THE TRANSATLANTIC MAGAZINE
The first thing you'll want to know is, does that evocative Anton Karas theme feature at all? It does, albeit very briefly. It caused quite a stir at the time as the whole of the original film was scored with just a zither.
Carol Reed's iconic 1949 film noir, with a screenplay by Graham Greene, concerns Holly Martins, a naive writer of pulp Westerns who arrives in bombed out postwar Vienna to meet an old friend, Harry Lime. He finds that Lime has apparently been killed in a suspicious accident and in trying to discover the facts, he learns so much about his old friend that when [spoiler] he finally finds him alive, he wishes he were dead.
Orson Welles' late entrance in the suspense filled movie is probably one of the greatest ever. A woman throws open her window to loudly protest about the disturbance in the darkened street below and in doing so casts light on a doorway opposite, where we catch a fleeting glimpse of elegant, mysterious, Lime. Robert Krasker's Oscar winning cinematography, all tilted angles and chiaroscuro lighting, lent Vienna a macabre decadence and was perfectly attuned to Greene's pessimistic themes.

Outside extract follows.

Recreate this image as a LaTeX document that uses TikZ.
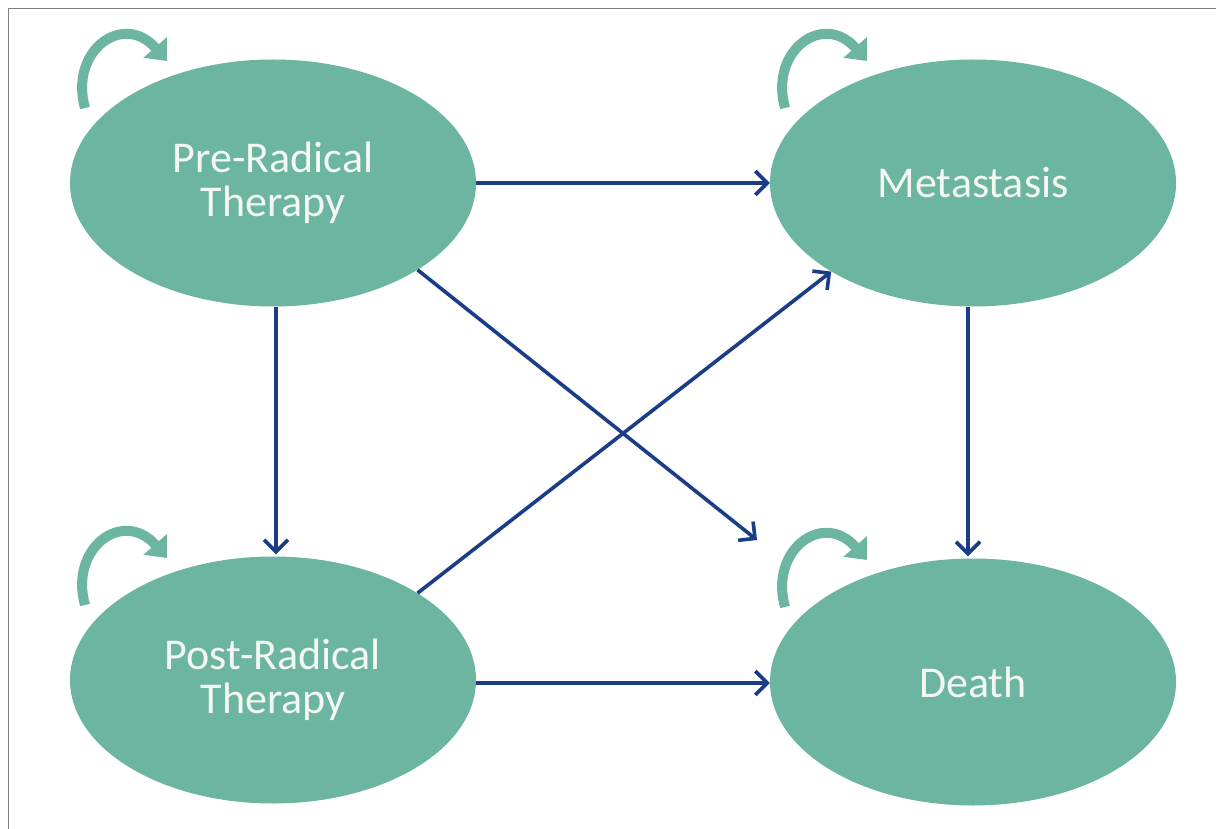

This was a city where desperation and the black market tainted everyone, and Reed and Greene perfectly encapsulated that sense of exhausted ennui. These characters were war-weary, vengeful, and there were no heroes.
All this makes for unpromising material for a musical and despite the great names involved here, they don't manage to settle on a style or equivalent tone to make it work in its new format. Part of the problem is that musicals (Sondheim excepted) mostly trade in characters who express themselves emphatically, heart on your sleeve emotion and good triumphing over evil. There's none of that here and Greene's great characters are reduced to just musical theater archetypes.
In the original the sultry Alida Valli brought an ambivalence to Holly's 'love interest', Anna. Here Natalie Dunne presents her as a blonde ingenue. Instead of performing in a Viennese operetta she sings in the equivalent of the Hot Box, again a jarring tone, and you expect Nathan Detroit or Mickey Rooney to burst in.
Similarly, Sam Underwood's Holly is totally at sea. Cotton gave him a quiet gravitas, but here he seems like a whiny back packer wishing his gap year would end. He cries and simpers and is a hot mess. Edward Baker-Duly is great however as the sardonic, British, Major Calloway, who tries to set him to rights about the world.
Rather coyly Lime is not listed in the cast but is played by Simon Bailey who doubles up (in a frightful wig) as Crabbit, the wily old cove running the cultural evenings. Wilfrid Hyde-White played him to perfection in the film and again there was a duality to him, but here he's stock character.
In the famous Ferris wheel scene Bailey, as Lime, declaims, whereas Welles purred like the charmer he was. You also get the impression he wouldn't put up with this Holly for a second longer and would gladly push him out of the window.
While Black and Hampton's book struggles with tone, the songs don't help matters. Musically there's a pleasing range but they are fragmented and stop the action, which is a problem in a thriller. Often they even totally contradict the key emotion in the scene. Again, film noir thrives on dry understatement and things being left unsaid, here there's bombast or just a deadening literalism. A well-marshaled ensemble cast do serve the songs well, however.
Trevor Nunn's direction (it's all luminaries here) is wonderfully nimble, marshaling a large cast on a tight apron stage and Paul Farnsworth's designs are simple and beautifully detailed. The problem isn't the detail here though it's the whole picture.